Le système de vote électronique doit être bloqué après le dépouillement de sorte qu’il soit impossible de reprendre ou de modifier les résultats après la décision de clôture du dépouillement prise par la commission électorale.
III. Sur le contrôle des opérations de vote a posteriori par le juge électoral
1. Les garanties minimales pour un contrôle a posteriori
Pour les besoins d’audit externe, notamment en cas de contentieux électoral, le système de vote électronique doit être capable de fournir les éléments techniques permettant au minimum de prouver de façon irréfutable que :
– durant le scrutin le procédé de scellement est resté fiable ;
– les clés de chiffrement/déchiffrement ne sont connues que de leurs seuls titulaires ;
– le vote est anonyme ;
– la liste d’émargement ne comprend que les électeurs ayant voté ;
– l’urne dépouillée est bien celle contenant les votes des électeurs et elle ne contient que ces votes ;
– aucun décompte partiel n’a pu être effectué durant le scrutin ;
– la procédure de décompte des votes enregistrés doit pouvoir être déroulée de nouveau.

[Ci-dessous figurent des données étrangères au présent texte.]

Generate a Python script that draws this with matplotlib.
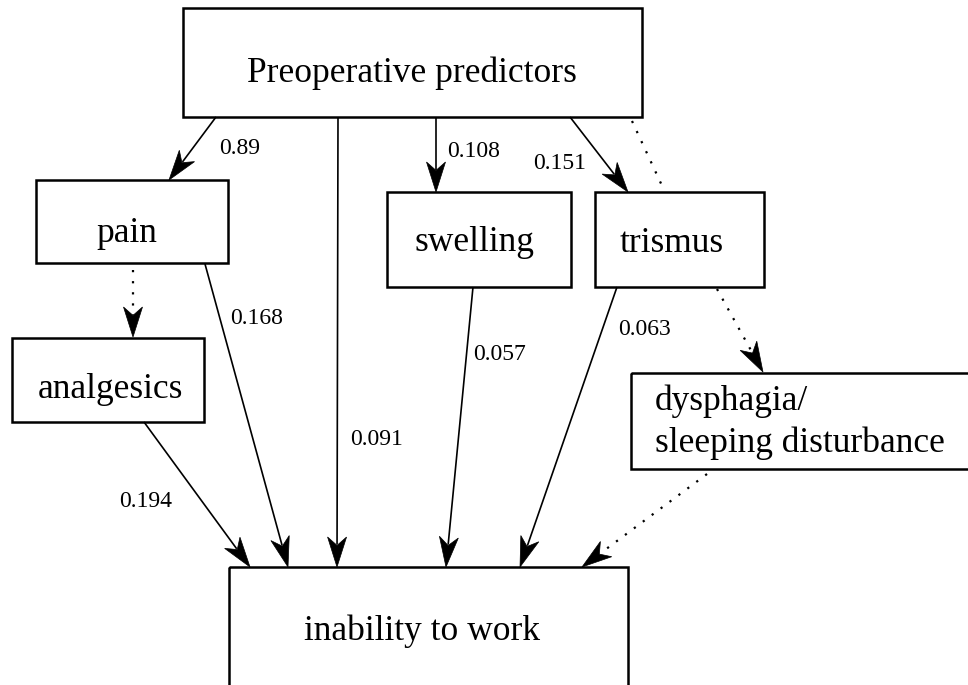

2. La conservation des données portant sur l’opération électorale
Tous les fichiers supports (copies des programmes sources et exécutables, matériels de vote, fichiers d’émargement, de résultats, sauvegardes) doivent être conservés sous scellés jusqu’à l’épuisement des délais de recours contentieux. Cette conservation doit être assurée sous le contrôle de la commission électorale dans des conditions garantissant le secret du vote. Obligation doit être faite, le cas échéant, au prestataire de service de transférer l’ensemble de ces supports à la personne ou au tiers nommément désigné pour assurer la conservation des supports. Lorsque aucune action contentieuse n’a été engagée avant l’épuisement des délais de recours, il doit être procédé à la destruction de ces documents sous le contrôle de la commission électorale.
Dans la phase d’expérimentation des systèmes de vote électronique, la CNIL demandera qu’un bilan de la mise en œuvre du dispositif de vote électronique utilisé soit établi à brève échéance suivant le déroulement de l’élection et lui soit adressé.